I own a condominium in the State of Washington
and the board of directors have decided to make the Association
a Corporation after 28 years of not being a corporation. My question
is what type of impact does this have on the owners and what
exactly does becoming a Corporation mean?
- Anne

Not being an attorney, I'm hesitant to provide legal
advice about the reasons for incorporating a homeowners association.
So, I went to my favorite resource – the Internet. I entered “advantages
of incorporating” and, believe it or not, came up with 29,401 sites!

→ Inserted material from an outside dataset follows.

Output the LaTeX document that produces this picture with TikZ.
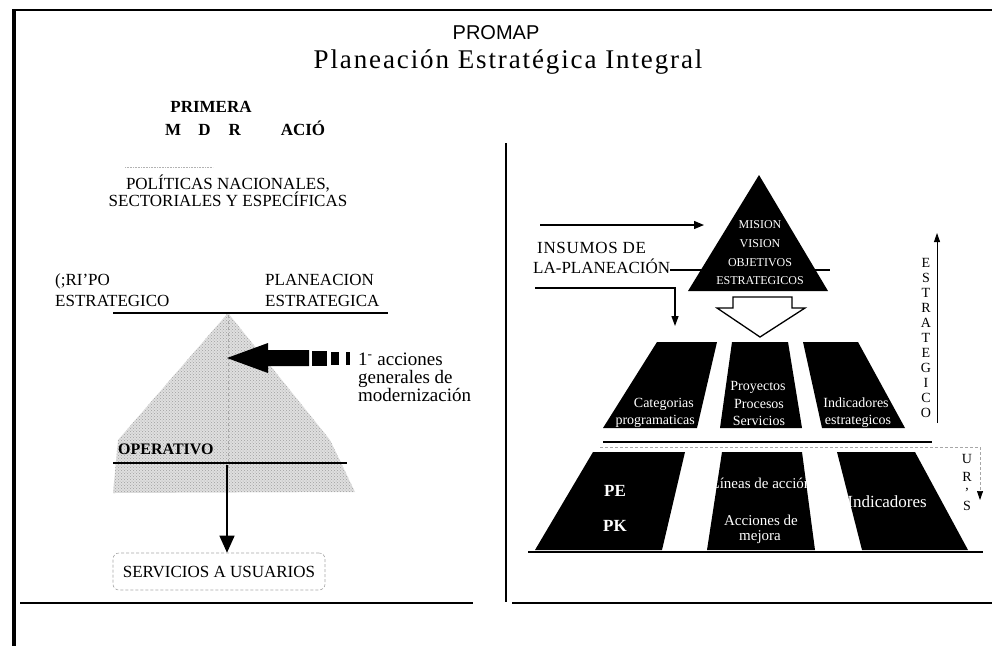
\documentclass[tikz,border=0pt]{standalone}
\usepackage{fontspec}
\setmainfont{Liberation Serif}
\newfontfamily\sansf{Liberation Sans}
\usetikzlibrary{arrows.meta,patterns}
\tikzset{
  lbl/.style={inner sep=0pt, font=\fontsize{17}{19}\selectfont},
  lbll/.style={inner sep=0pt, font={\fontsize{17}{19}\selectfont\addfontfeatures{LetterSpace=4}}},
  lblb/.style={inner sep=0pt, font=\bfseries\fontsize{17}{19}\selectfont},
  lacc/.style={inner sep=0pt, font=\fontsize{19}{21}\selectfont},
  wtri/.style={inner sep=0pt, text=white, font=\fontsize{12}{14}\selectfont},
  wmid/.style={inner sep=0pt, text=white, font=\fontsize{14}{16}\selectfont},
  wbot/.style={inner sep=0pt, text=white, font=\fontsize{15}{17}\selectfont},
  wbotb/.style={inner sep=0pt, text=white, font=\bfseries\fontsize{17}{19}\selectfont},
  vlet/.style={inner sep=0pt, font=\fontsize{14}{16}\selectfont},
  blockf/.style={fill=black},
  rulel/.style={line width=1.3pt},
  conn/.style={line width=1.3pt},
}
\begin{document}
\begin{tikzpicture}[x=1pt,y=-1pt]
\useasboundingbox (0,0) rectangle (992,646);
% frame
\draw[line width=2pt] (12,10) -- (992,10);
\draw[line width=3.5pt] (14,9) -- (14,646);
\draw[line width=1.5pt] (20,603) -- (473,603);
\draw[line width=2.5pt] (506,143) -- (506,602);
\draw[line width=1.5pt] (512,603) -- (992,603);
% title
\node[anchor=base, inner sep=0pt, font=\sansf\fontsize{20}{22}\selectfont] (promap) at (496,39) {PROMAP};
\node[anchor=base, inner sep=0pt, font={\fontsize{27}{30}\selectfont\addfontfeatures{LetterSpace=7}}] (title) at (508,68) {Planeación Estratégica Integral};
% ---------- left panel
\node[lblb, anchor=base] (prim) at (211,112) {PRIMERA};
\node[lblb, anchor=base west] (moder) at (165,135) {M\hspace{17pt}D\hspace{18pt}R\hspace{40pt}ACIÓ};
\draw[gray!60, densely dotted, line width=0.6pt] (125,167) -- (213,167);
\node[lbl, anchor=base] (pol1) at (228,189) {POLÍTICAS NACIONALES,};
\node[lbl, anchor=base] (pol2) at (228,206) {SECTORIALES Y ESPECÍFICAS};
\node[lbl, anchor=base west] (gr1) at (55,285) {(;RI'PO};
\node[lbl, anchor=base west] (gr2) at (55,306) {ESTRATEGICO};
\node[lbl, anchor=base west] (pl1) at (265,285) {PLANEACION};
\node[lbl, anchor=base west] (pl2) at (265,306) {ESTRATEGICA};
% shaded pyramid
\fill[gray!25] (228,313) -- (330,440) -- (355,492) -- (113,493) -- (118,440) -- cycle;
\fill[pattern=crosshatch dots, pattern color=gray!75] (228,313) -- (330,440) -- (355,492) -- (113,493) -- (118,440) -- cycle;
\draw[rulel] (113,313) -- (388,313);
\draw[gray!70, dashed, line width=0.8pt] (228,315) -- (228,470);
% thick arrow
\fill (227,358) -- (268,343) -- (268,350) -- (309,350) -- (309,366) -- (268,366) -- (268,373) -- cycle;
\fill (312,351) rectangle (327,366);
\fill (331,352) rectangle (339,365);
\fill (346,352) rectangle (350,365);
\node[lacc, anchor=base west] (acc1) at (358,365) {1\textsuperscript{-} acciones};
\node[lacc, anchor=base west] (acc2) at (358,383) {generales de};
\node[lacc, anchor=base west] (acc3) at (358,401) {modernización};
\node[inner sep=0pt, anchor=base west, font=\bfseries\fontsize{16}{18}\selectfont] (oper) at (118,454) {OPERATIVO};
\draw[rulel] (113,463) -- (347,463);
\node[lbl, draw=gray!70, densely dashed, line width=0.6pt, rounded corners=6pt, minimum width=212pt, minimum height=37pt] (srv) at (219,571.5) {SERVICIOS A USUARIOS};
\coordinate (dst) at (227,465);
\draw[conn, -{Triangle[length=17pt,width=15pt]}] (dst) -- (dst |- srv.north);
% ---------- right panel
\node[lbll, anchor=base west] (ins1) at (537,253) {INSUMOS DE};
\node[lbl, anchor=base west] (ins2) at (533,273) {LA-PLANEACIÓN};
\coordinate (lnE) at (830,270);
\draw[line width=1.2pt] ([yshift=3pt]ins2.base east) -- (lnE);
% triangle
\fill (759,175) -- (828,291) -- (688,291) -- cycle;
\node[wtri, anchor=base] (mis) at (760,228) {MISION};
\node[wtri, anchor=base] (vis) at (760,247) {VISION};
\node[wtri, anchor=base] (obj) at (760,266) {OBJETIVOS};
\node[wtri, anchor=base] (est) at (760,284) {ESTRATEGICOS};
% input arrows
\coordinate (a1s) at (540,225);
\coordinate (a1e) at (704,225);
\draw[conn, -{Triangle[length=10pt,width=8pt]}] (a1s) -- (a1e);
\coordinate (a2s) at (535,288);
\coordinate (a2e) at (675,326);
\draw[conn, -{Triangle[length=10pt,width=7pt]}] (a2s) -| (a2e);
% hollow arrow
\draw[line width=1.3pt, fill=white] (733,297) -- (792,297) -- (792,308) -- (805,308) -- (760,337) -- (717,308) -- (733,308) -- cycle;
% middle row
\fill[blockf] (657,342) -- (717,342) -- (697,428) -- (603,428) -- cycle;
\fill[blockf] (732,342) -- (788,342) -- (802,428) -- (720,428) -- cycle;
\fill[blockf] (803,342) -- (858,342) -- (905,428) -- (822,428) -- cycle;
\node[wmid, anchor=base east] (cat1) at (694,407) {Categorias};
\node[wmid, anchor=base east] (cat2) at (695,424) {programaticas};
\node[wmid, anchor=base] (pr1) at (758,390) {Proyectos};
\node[wmid, anchor=base] (pr2) at (759,408) {Procesos};
\node[wmid, anchor=base] (pr3) at (759,425) {Servicios};
\node[wmid, anchor=base] (ind1) at (856,407) {Indicadores};
\node[wmid, anchor=base] (ind2) at (858,424) {estrategicos};
\draw[line width=2pt] (603,442) -- (932,442);
% side arrows
\draw[line width=0.8pt, -{Triangle[length=9pt,width=6pt]}] (937,423) -- (937,233);
\foreach \l [count=\i] in {E,S,T,R,A,T,E,G,I,C,O}
  \node[vlet, anchor=base] (es\i) at (926,252+15*\i) {\l};
\draw[gray!70, densely dashed, line width=0.7pt, -{Triangle[length=9pt,width=6pt,color=black]}] (600,447) -- (980,447) -- (980,500);
\node[vlet, anchor=base] (u1) at (967,463) {U};
\node[vlet, anchor=base] (u2) at (967,481) {R};
\node[vlet, anchor=base] (u3) at (967,497) {'};
\node[vlet, anchor=base] (u4) at (967,510) {S};
% bottom row
\fill[blockf] (593,452) -- (685,452) -- (662,550) -- (535,550) -- cycle;
\fill[blockf] (722,452) -- (802,452) -- (815,550) -- (707,550) -- cycle;
\fill[blockf] (837,452) -- (915,452) -- (968,550) -- (862,550) -- cycle;
\draw[line width=1.2pt] (528,552) -- (983,552);
\node[wbotb, anchor=base] (pe) at (615,496) {PE};
\node[wbotb, anchor=base] (pk) at (615,531) {PK};
\node[wbot, anchor=base] (lin) at (761,488) {Líneas de acción};
\node[wbot, anchor=base] (acm1) at (761,525) {Acciones de};
\node[wbot, anchor=base] (acm2) at (760,540) {mejora};
\node[wbot, anchor=base, font=\fontsize{17}{19}\selectfont] (indb) at (887,507) {Indicadores};
\end{tikzpicture}
\end{document}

I've cut and pasted information from two randomly-selected sites, www.ailcorp.com and www.bizfilings.com,
which specifically address your question.
www.ailcorp.com:
There are several different types of corporate
structures. Although it is not necessary to use a lawyer or an
accountant when incorporating, American Incorporators recommends
that you consult with either your lawyer or tax advisor to determine
the value of incorporating your business and which type of corporation
is most appropriate for your business.
Corporation
Although the most formal corporate structure, a general business
corporation is the most widely used by both small and large businesses
and offers the fewest restrictions. A general business corporation
may have an unlimited number of stockholders/owners whose personal
assets are generally protected in the event of a lawsuit against
the corporation or if the business fails. A stockholder's liability
is usually limited to the amount of investment in the business
and no more.
Protection of Personal Assets
The major reason why individuals choose to incorporate their
business is to protect their personal assets, such as a home,
car or family savings. In the event of a lawsuit or if your
business should fail, your personal assets can not generally
be touched. This limited liability feature of corporations
is not available in a sole proprietorship or partnership, where
the individual or partners are personally liable for all business
debts.
Tax Advantages
Corporations and LLCs can take advantage of tax savings options
that are not available to sole proprietorships or partnerships.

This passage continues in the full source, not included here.